If you want proof of the damage caused, the rice sector provides a good example.
Trade is an essential ingredient – even if not the only ingredient – of any realistic recipe for food security in the 21st century.
Let me now move on to say a few words about issues of bilateral trade relations between South Africa and the European Union.
This is a healthier trade relationship, which has strengthened steadily over the years.
For example, since 2001, South Africa's wine exports to the European Union have increased in terms of volume by almost 70 per cent!
The two sides are in a position to deepen further their trade relationship, and I believe we should speed up the pace of work needed to do.
The Trade, Development and Co-operation Agreement (TDCA) has been a valuable instrument since it was set up. However, there are still certain pending agricultural issues which need to be addressed – such as cheese. I'm also looking forward to further and faster progress over the Wines and Spirits Agreements.
Finally, a comment about the Economic Partnership Agreement talks between the European Union and the South African Development Community (SADC).
The whole idea of the Economic Partnership Agreement is to harness trade to support development. It should create opportunities for trade linked to capacity-building and development cooperation, offering a much better deal what was possible under the old-style tariff preferences of the Cotonou Agreement.
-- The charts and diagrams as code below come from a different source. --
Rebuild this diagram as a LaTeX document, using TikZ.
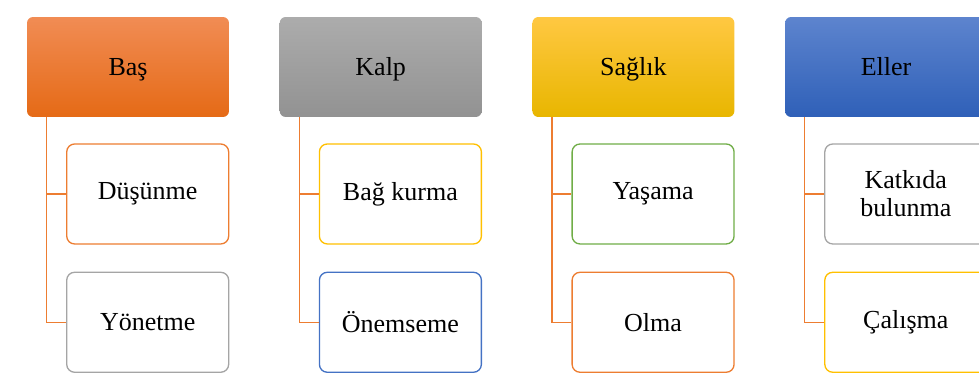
\documentclass[tikz,border=0pt]{standalone}
\usepackage{fontspec}
\setmainfont{Liberation Serif}
\usetikzlibrary{positioning}

\definecolor{orT}{RGB}{241,140,84}
\definecolor{orM}{RGB}{245,124,36}
\definecolor{orB}{RGB}{229,106,22}
\definecolor{gyT}{RGB}{172,172,172}
\definecolor{gyM}{RGB}{164,164,164}
\definecolor{gyB}{RGB}{146,146,146}
\definecolor{ylT}{RGB}{255,200,66}
\definecolor{ylM}{RGB}{255,192,0}
\definecolor{ylB}{RGB}{232,182,0}
\definecolor{blT}{RGB}{93,132,206}
\definecolor{blM}{RGB}{66,112,196}
\definecolor{blB}{RGB}{47,96,184}
\definecolor{orL}{RGB}{237,125,49}
\definecolor{grL}{RGB}{165,165,165}
\definecolor{ylL}{RGB}{255,192,0}
\definecolor{blL}{RGB}{68,114,196}
\definecolor{gnL}{RGB}{112,173,71}

\tikzset{
  head/.style={rounded corners=3.4pt, minimum width=4.04cm, minimum height=2cm,
    inner sep=0pt, text height=10.2pt, text depth=0pt,
    font=\fontsize{14.8}{16}\selectfont},
  leaf/.style={draw, fill=white, rounded corners=4.5pt, minimum width=3.24cm,
    minimum height=2cm, inner sep=0pt, line width=0.75pt, align=center,
    font=\fontsize{14.8}{16}\selectfont},
  conn/.style={draw=orL, line width=0.75pt}
}

\begin{document}
\begin{tikzpicture}[x=0.02cm,y=-0.02cm]
  \useasboundingbox (0,0) rectangle (979,374);
  \clip (0,0) rectangle (979,374);
  \foreach \i/\hd/\ta/\tb/\tc/\ca/\cb/\la/\lb in {
      0/Baş/orT/orM/orB/orL/grL/Düşünme/Yönetme,
      1/Kalp/gyT/gyM/gyB/ylL/blL/Bağ kurma/Önemseme,
      2/Sağlık/ylT/ylM/ylB/gnL/orL/Yaşama/Olma,
      3/Eller/blT/blM/blB/grL/ylL/{Katkıda\\bulunma}/Çalışma}{
    \node[head, top color=\ta, middle color=\tb, bottom color=\tc] (h\i)
      at (128+252.7*\i,67) {\hd};
    \node[leaf, draw=\ca, below left=0.52cm and 0cm of h\i.south east] (a\i) {\la};
    \node[leaf, draw=\cb, below=0.54cm of a\i] (b\i) {\lb};
    \coordinate (k\i) at ([xshift=0.4cm]h\i.south west);
    \draw[conn] (k\i) |- (b\i.west);
    \draw[conn] (k\i) |- (a\i.west);
  }
\end{tikzpicture}
\end{document}
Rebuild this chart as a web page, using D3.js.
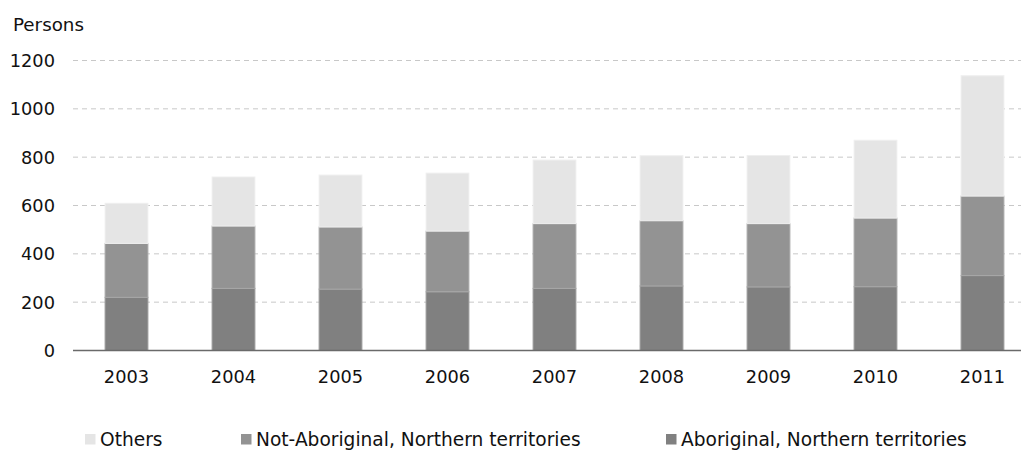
<!DOCTYPE html>
<html>
<head>
<meta charset="utf-8">
<script src="https://cdn.jsdelivr.net/npm/d3@7"></script>
<style>
  body { margin: 0; background: #fff; }
  svg { display: block; font-family: "DejaVu Sans", Verdana, sans-serif; }
</style>
</head>
<body>
<svg id="chart" width="1021" height="450"></svg>
<script>
const years = ["2003","2004","2005","2006","2007","2008","2009","2010","2011"];
const aboriginal = [220, 257, 254, 243, 257, 267, 263, 264, 310];
const notAboriginal = [223, 258, 257, 251, 268, 270, 262, 284, 329];
const others = [166, 203, 215, 240, 263, 269, 282, 322, 498];
const yTicks = [0, 200, 400, 600, 800, 1000, 1200];
const seriesNames = ["Aboriginal, Northern territories", "Not-Aboriginal, Northern territories", "Others"];
const seriesKeys = ["ab", "notab", "others"];
const colors = { ab: "#808080", notab: "#939393", others: "#e5e5e5" };
const strokes = { ab: "#9a9a9a", notab: "#a8a8a8", others: "#efefef" };

const rows = years.map((y, i) => ({ year: y, ab: aboriginal[i], notab: notAboriginal[i], others: others[i] }));

const svg = d3.select("#chart");
const fs = "17.8px";

const x = d3.scaleBand().domain(years).range([73, 1036]).paddingInner(0.6).paddingOuter(0.3);
const y = d3.scaleLinear().domain([0, 1200]).range([350.5, 60.5]);

// gridlines
svg.append("g").selectAll("line").data(yTicks.filter(d => d > 0)).join("line")
  .attr("x1", 73).attr("x2", 1021)
  .attr("y1", d => y(d)).attr("y2", d => y(d))
  .attr("stroke", "#c8c8c8").attr("stroke-width", 1).attr("stroke-dasharray", "5,4");

// y labels
svg.append("g").selectAll("text").data(yTicks).join("text")
  .attr("x", 55).attr("y", d => y(d)).attr("dy", "0.36em")
  .attr("text-anchor", "end").attr("font-size", fs).attr("fill", "#111")
  .text(d => d);

svg.append("text").attr("x", 13).attr("y", 31).attr("font-size", "18.3px").attr("fill", "#111").text("Persons");

// stacked bars
const stack = d3.stack().keys(seriesKeys)(rows);
svg.append("g").selectAll("g").data(stack).join("g")
  .attr("fill", d => colors[d.key]).attr("stroke", d => strokes[d.key]).attr("stroke-width", 1)
  .selectAll("rect").data(d => d).join("rect")
  .attr("x", d => x(d.data.year))
  .attr("width", x.bandwidth())
  .attr("y", d => y(d[1]))
  .attr("height", d => y(d[0]) - y(d[1]));

// baseline axis
svg.append("line").attr("x1", 73).attr("x2", 1021).attr("y1", y(0)).attr("y2", y(0))
  .attr("stroke", "#6a6a6a").attr("stroke-width", 1.5);

// x labels
svg.append("g").selectAll("text").data(years).join("text")
  .attr("x", d => x(d) + x.bandwidth() / 2).attr("y", 383)
  .attr("text-anchor", "middle").attr("font-size", fs).attr("fill", "#111")
  .text(d => d);

// legend
const legendItems = [
  { key: "others", name: seriesNames[2], x: 85 },
  { key: "notab", name: seriesNames[1], x: 241 },
  { key: "ab", name: seriesNames[0], x: 666 }
];
const lg = svg.append("g").selectAll("g").data(legendItems).join("g")
  .attr("transform", d => `translate(${d.x},0)`);
lg.append("rect").attr("x", 0).attr("y", 434).attr("width", 10.5).attr("height", 10.5)
  .attr("fill", d => colors[d.key]);
lg.append("text").attr("x", 15).attr("y", 446).attr("font-size", "18.6px").attr("fill", "#111")
  .text(d => d.name);
</script>
</body>
</html>
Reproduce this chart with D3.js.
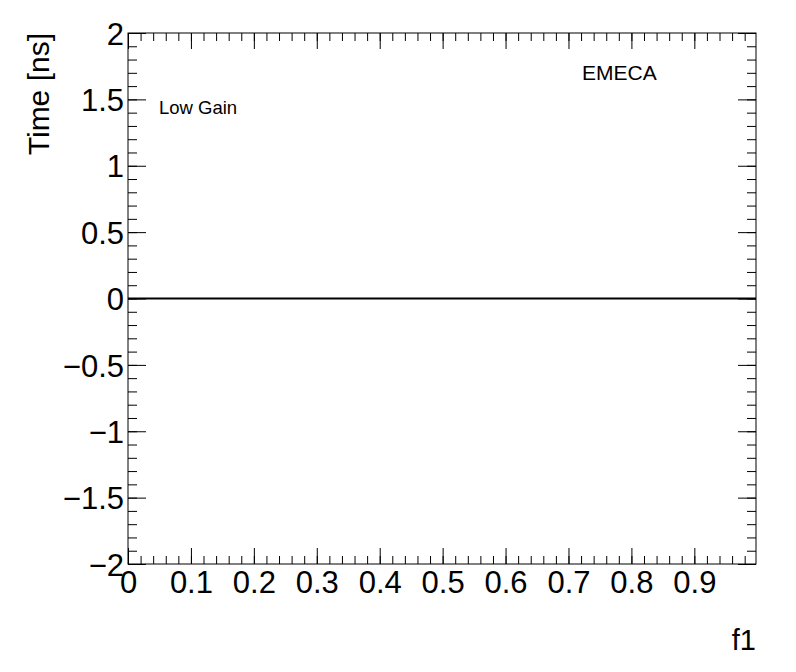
<!DOCTYPE html>
<html lang="en">
<head>
    <meta charset="UTF-8">
    <title>EMECA Low Gain</title>
    <script src="https://d3js.org/d3.v7.min.js"></script>
    <style>
        body { margin: 0; background: #fff; }
        text { font-family: "Liberation Sans", Arial, Helvetica, sans-serif; fill: #000; }
    </style>
</head>
<body>
<script>
// Data for the function line (f1 = 0 across the range)
const lineX = [0, 0.998];
const lineY = [0, 0];

// Axis ticks
const xMajor = [0, 0.1, 0.2, 0.3, 0.4, 0.5, 0.6, 0.7, 0.8, 0.9];
const yMajor = [-2, -1.5, -1, -0.5, 0, 0.5, 1, 1.5, 2];

const width = 796, height = 672;
const frame = { left: 128, right: 756, top: 33, bottom: 564 };

const svg = d3.select("body").append("svg")
    .attr("width", width).attr("height", height);

const x = d3.scaleLinear().domain([0, 0.998]).range([frame.left, frame.right]);
const y = d3.scaleLinear().domain([-2, 2]).range([frame.bottom, frame.top]);

// minor ticks every 0.02 on x, 0.1 on y
const xMinor = d3.range(0, 50).map(i => +(i * 0.02).toFixed(2)).filter(v => v <= 0.998);
const yMinor = d3.range(-20, 21).map(i => +(i * 0.1).toFixed(1));

const fmt = d3.format("~g");

function styleAxis(g) {
    g.select(".domain").remove();
    g.selectAll("line").attr("stroke", "#000").attr("stroke-width", 1);
    g.selectAll("text").style("font-size", "31px");
}

// bottom axis with labels
svg.append("g").attr("transform", `translate(0,${frame.bottom})`)
    .call(d3.axisBottom(x).tickValues(xMinor).tickSize(-8).tickFormat(""))
    .call(styleAxis);
svg.append("g").attr("transform", `translate(0,${frame.bottom})`)
    .call(d3.axisBottom(x).tickValues(xMajor).tickSize(-16).tickPadding(7).tickFormat(fmt))
    .call(styleAxis);

// top axis, ticks only
svg.append("g").attr("transform", `translate(0,${frame.top})`)
    .call(d3.axisTop(x).tickValues(xMinor).tickSize(-8).tickFormat(""))
    .call(styleAxis);
svg.append("g").attr("transform", `translate(0,${frame.top})`)
    .call(d3.axisTop(x).tickValues(xMajor).tickSize(-16).tickFormat(""))
    .call(styleAxis);

// left axis with labels
svg.append("g").attr("transform", `translate(${frame.left},0)`)
    .call(d3.axisLeft(y).tickValues(yMinor).tickSize(-9).tickFormat(""))
    .call(styleAxis);
svg.append("g").attr("transform", `translate(${frame.left},0)`)
    .call(d3.axisLeft(y).tickValues(yMajor).tickSize(-18).tickPadding(4).tickFormat(fmt))
    .call(styleAxis)
    .selectAll("text").attr("dy", "0.36em");

// right axis, ticks only
svg.append("g").attr("transform", `translate(${frame.right},0)`)
    .call(d3.axisRight(y).tickValues(yMinor).tickSize(-9).tickFormat(""))
    .call(styleAxis);
svg.append("g").attr("transform", `translate(${frame.right},0)`)
    .call(d3.axisRight(y).tickValues(yMajor).tickSize(-18).tickFormat(""))
    .call(styleAxis);

// frame
svg.append("rect")
    .attr("x", frame.left).attr("y", frame.top)
    .attr("width", frame.right - frame.left).attr("height", frame.bottom - frame.top)
    .attr("fill", "none").attr("stroke", "#000").attr("stroke-width", 1);

// function line
const line = d3.line().x((d, i) => x(lineX[i])).y(d => y(d));
svg.append("path")
    .datum(lineY)
    .attr("d", line)
    .attr("fill", "none")
    .attr("stroke", "#000")
    .attr("stroke-width", 2);

// axis titles
svg.append("text")
    .attr("transform", `translate(49,${frame.top}) rotate(-90)`)
    .attr("text-anchor", "end")
    .style("font-size", "30px")
    .text("Time [ns]");

svg.append("text")
    .attr("x", frame.right).attr("y", 650)
    .attr("text-anchor", "end")
    .style("font-size", "29px")
    .text("f1");

// annotations
svg.append("text")
    .attr("x", 159).attr("y", 114)
    .style("font-size", "18.5px")
    .text("Low Gain");

svg.append("text")
    .attr("x", 582).attr("y", 80)
    .style("font-size", "21px")
    .text("EMECA");
</script>
</body>
</html>
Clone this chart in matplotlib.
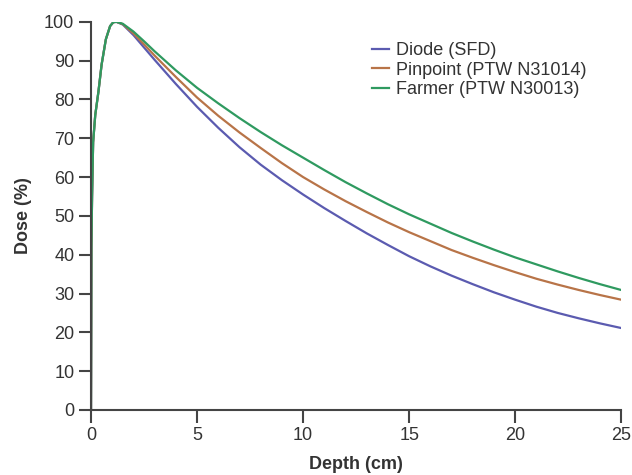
import matplotlib.pyplot as plt

plt.rcParams['font.family'] = ['Liberation Sans', 'DejaVu Sans']

# depth in cm
depth = [0, 0.02, 0.05, 0.1, 0.2, 0.35, 0.5, 0.7, 0.9, 1.05, 1.2, 1.5, 2, 2.5, 3, 4, 5,
         6, 7, 8, 9, 10, 11, 12, 13, 14, 15, 16, 17, 18, 19, 20, 21, 22, 23, 24, 25]

# shared build-up region
buildup = [0, 42, 55, 69, 76, 82, 89, 95.5, 98.9, 99.9, 100]

diode = buildup + [99.3, 96.6, 93.4, 90.2, 84, 78.1, 72.7, 67.7, 63.2, 59.2, 55.5, 52,
                   48.7, 45.5, 42.5, 39.6, 37, 34.6, 32.4, 30.3, 28.4, 26.6, 25, 23.6,
                   22.3, 21.1]
pinpoint = buildup + [99.4, 97, 94.2, 91.3, 85.8, 80.5, 75.8, 71.5, 67.5, 63.6, 60,
                      56.8, 53.8, 51, 48.3, 45.8, 43.5, 41.2, 39.2, 37.3, 35.5, 33.8,
                      32.3, 30.9, 29.6, 28.4]
farmer = buildup + [99.5, 97.5, 95, 92.4, 87.5, 83, 79, 75.2, 71.6, 68.2, 65, 61.8,
                    58.7, 55.8, 53, 50.4, 48, 45.6, 43.4, 41.3, 39.3, 37.5, 35.7, 34,
                    32.4, 30.9]

labels = ['Diode (SFD)', 'Pinpoint (PTW N31014)', 'Farmer (PTW N30013)']
colors = ['#5b5bb0', '#b87448', '#2f9a60']

fig = plt.figure(figsize=(6.32, 4.75), dpi=100)
ax = fig.add_axes([0.144, 0.137, 0.839, 0.817])

for y, lab, c in zip([diode, pinpoint, farmer], labels, colors):
    ax.plot(depth, y, color=c, linewidth=1.6, label=lab)

ax.set_xlim(0, 25)
ax.set_ylim(0, 100)
ax.set_xticks(range(0, 26, 5))
ax.set_yticks(range(0, 101, 10))

for s in ['top', 'right']:
    ax.spines[s].set_visible(False)
for s in ['left', 'bottom']:
    ax.spines[s].set_color('#444444')
    ax.spines[s].set_linewidth(1.5)
ax.tick_params(direction='out', length=9, width=1.5, color='#444444',
               labelsize=13, labelcolor='#333333', pad=3)

ax.set_xlabel('Depth (cm)', fontsize=13, fontweight='bold', color='#333333', labelpad=9)
ax.set_ylabel('Dose (%)', fontsize=13, fontweight='bold', color='#333333', labelpad=9)

ax.legend(loc='upper left', bbox_to_anchor=(0.50, 0.99), frameon=False, fontsize=13,
          handlelength=0.9, handletextpad=0.4, labelspacing=0.15, labelcolor='#333333')

fig.savefig('out.png', dpi=100)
It's worthwhile to mention that the interim Economic Partnership Agreement with the SADC was concluded only with Botswana, Lesotho, Namibia, Swaziland and Mozambique. It will put in place trading conditions and rules that offer predictability and stability for investors in the region.
It's good news that South Africa is now interested in being involved in the negotiations of the “full” SADC Economic Partnership Agreement.
To finish, I come full-circle to where I started.
The economic map of the world is changing. To keep pace with this change, we’re all trying to update our maps of trade rules and agreements – multilateral and bilateral – that keep things running.
We have seen some setbacks in this task. But we need to hold our nerve and sustain our effort – for the sake of trade, for the sake of development, for the sake of prosperity.